I’m sure this is not news to you but it’s good to be reminded. Be clear about what kind of talents and skill sets you need in new employees for your organizations. Try a checklist to help choose the best candidate for the position based on a list of objectives tailed to your office.
- Identify how diversity will help achieve the organization’s mission.
For example, The NIH’s mission is to seek fundamental knowledge about the nature and behavior of living systems and the application of that knowledge to enhance health, lengthen life, and reduce illness and disability. Therefore, the more diverse the staff is the more diversity of thought goes into research and innovation in addition to many other important roles and responsibilities. Think of ways diversity will help enhance your workplace. Your office should reflect to help solve real issues and challenges.
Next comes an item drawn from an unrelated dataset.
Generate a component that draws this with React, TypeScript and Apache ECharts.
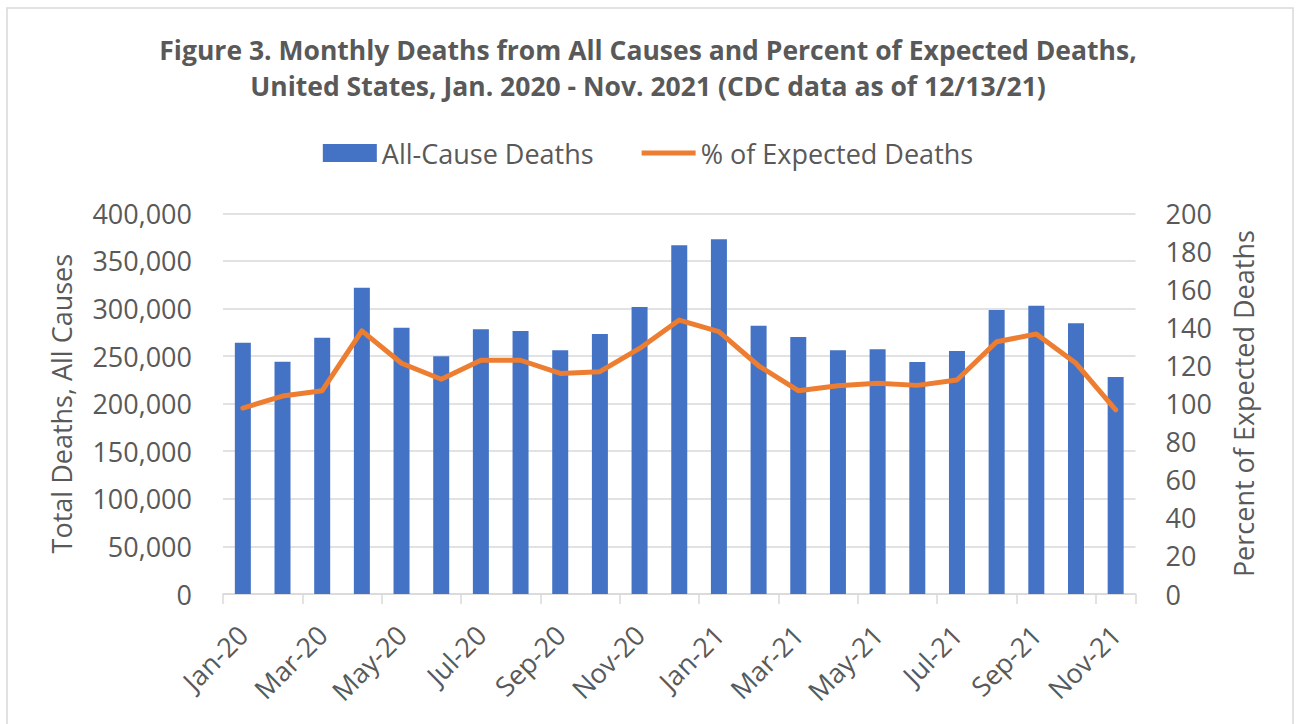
import React, { useEffect, useRef } from "react";
import * as echarts from "echarts";

const months = [
  "Jan-20", "Feb-20", "Mar-20", "Apr-20", "May-20", "Jun-20", "Jul-20", "Aug-20",
  "Sep-20", "Oct-20", "Nov-20", "Dec-20", "Jan-21", "Feb-21", "Mar-21", "Apr-21",
  "May-21", "Jun-21", "Jul-21", "Aug-21", "Sep-21", "Oct-21", "Nov-21",
];

const allCauseDeaths = [
  264000, 244100, 269300, 321800, 279800, 249700, 278100, 276300, 256000, 273200,
  301500, 366400, 372700, 281900, 270000, 256000, 257100, 243800, 255300, 298400,
  302900, 284400, 228000,
];

const pctExpected = [
  97.7, 104.0, 106.8, 138.2, 121.2, 112.8, 122.8, 122.8, 115.9, 116.8,
  129.0, 143.9, 137.8, 119.9, 106.8, 109.4, 110.7, 109.6, 112.4, 132.5,
  136.6, 121.2, 96.7,
];

const titleLines = [
  "Figure 3. Monthly Deaths from All Causes and Percent of Expected Deaths,",
  "United States, Jan. 2020 - Nov. 2021 (CDC data as of 12/13/21)",
];

const FONT = "'Open Sans', 'Noto Sans', sans-serif";
const TXT = "#595959";
const GRID = "#d9d9d9";

export default function App() {
  const ref = useRef<HTMLDivElement>(null);

  useEffect(() => {
    if (!ref.current) return;
    const chart = echarts.init(ref.current, undefined, { renderer: "svg" });
    chart.setOption({
      animation: false,
      backgroundColor: "#ffffff",
      textStyle: { fontFamily: FONT },
      graphic: [
        {
          type: "rect",
          shape: { x: 7, y: 8, width: 1286, height: 730 },
          style: { fill: "none", stroke: GRID, lineWidth: 1.5 },
          silent: true,
        },
      ],
      title: {
        text: titleLines.join("\n"),
        left: "center",
        top: 27,
        textStyle: {
          fontFamily: FONT,
          fontSize: 26.5,
          fontWeight: "bold",
          color: TXT,
          lineHeight: 36,
        },
      },
      legend: {
        top: 133,
        left: "center",
        itemWidth: 54,
        itemHeight: 18,
        itemGap: 48,
        textStyle: { fontFamily: FONT, fontSize: 27, color: TXT, lineHeight: 30 },
        data: [
          { name: "All-Cause Deaths", icon: "rect" },
          { name: "% of Expected Deaths", icon: "path://M0 0H54V5H0Z" },
        ],
      },
      grid: { left: 223, right: 160.5, top: 213.3, bottom: 130, containLabel: false },
      xAxis: {
        type: "category",
        data: months,
        boundaryGap: true,
        axisLine: { show: true, lineStyle: { color: GRID, width: 1.5 } },
        axisTick: { show: true, interval: 1, length: 10, lineStyle: { color: GRID, width: 1.5 } },
        axisLabel: {
          interval: 1,
          rotate: 45,
          margin: 36,
          fontFamily: FONT,
          fontSize: 27,
          color: TXT,
        },
        splitLine: { show: false },
      },
      yAxis: [
        {
          type: "value",
          min: 0,
          max: 400000,
          interval: 50000,
          name: "Total Deaths, All Causes",
          nameLocation: "middle",
          nameGap: 148,
          nameTextStyle: { fontFamily: FONT, fontSize: 27, color: TXT },
          axisLine: { show: false },
          axisTick: { show: false },
          axisLabel: {
            margin: 31,
            fontFamily: FONT,
            fontSize: 27,
            color: TXT,
            formatter: (v: number) => v.toLocaleString("en-US"),
          },
          splitLine: { show: true, lineStyle: { color: GRID, width: 1.5 } },
        },
        {
          type: "value",
          min: 0,
          max: 200,
          interval: 20,
          position: "right",
          name: "Percent of Expected Deaths",
          nameLocation: "middle",
          nameGap: 94,
          nameTextStyle: { fontFamily: FONT, fontSize: 27, color: TXT },
          axisLine: { show: false },
          axisTick: { show: false },
          axisLabel: { margin: 30, fontFamily: FONT, fontSize: 27, color: TXT },
          splitLine: { show: false },
        },
      ],
      series: [
        {
          name: "All-Cause Deaths",
          type: "bar",
          data: allCauseDeaths,
          yAxisIndex: 0,
          barWidth: 16,
          itemStyle: { color: "#4472C4" },
        },
        {
          name: "% of Expected Deaths",
          type: "line",
          data: pctExpected,
          yAxisIndex: 1,
          symbol: "none",
          lineStyle: { color: "#ED7D31", width: 5, cap: "round", join: "round" },
          itemStyle: { color: "#ED7D31" },
        },
      ],
    });
    return () => chart.dispose();
  }, []);

  return (
    <div
      ref={ref}
      style={{ position: "absolute", left: 0, top: 0, width: 1296, height: 724 }}
    />
  );
}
- Broaden your candidate search.
Search for professional organizations such as AISES, SACNAS and many others listed on the Native American Organizations page. Job boards and universities with diverse talent in your field are good starting points to find candidates.
- Carefully prepare for the interview.
Interview questions need to be free of bias. Keep an open mind and consideration of your candidates' unique background and life experiences. Having search committees and a standard process for interviewing can help eliminate bias.
- Foster an inclusive and supportive environment.
Listen and invite open dialogue into the workplace to ensure everyone is heard. Leaders need to be educated on what inclusion is and the importance. Strategies can then be developed to hold managers accountable for incorporating inclusive practices in their office spaces such as having certain signs displayed or resources allocated to particular staff needs.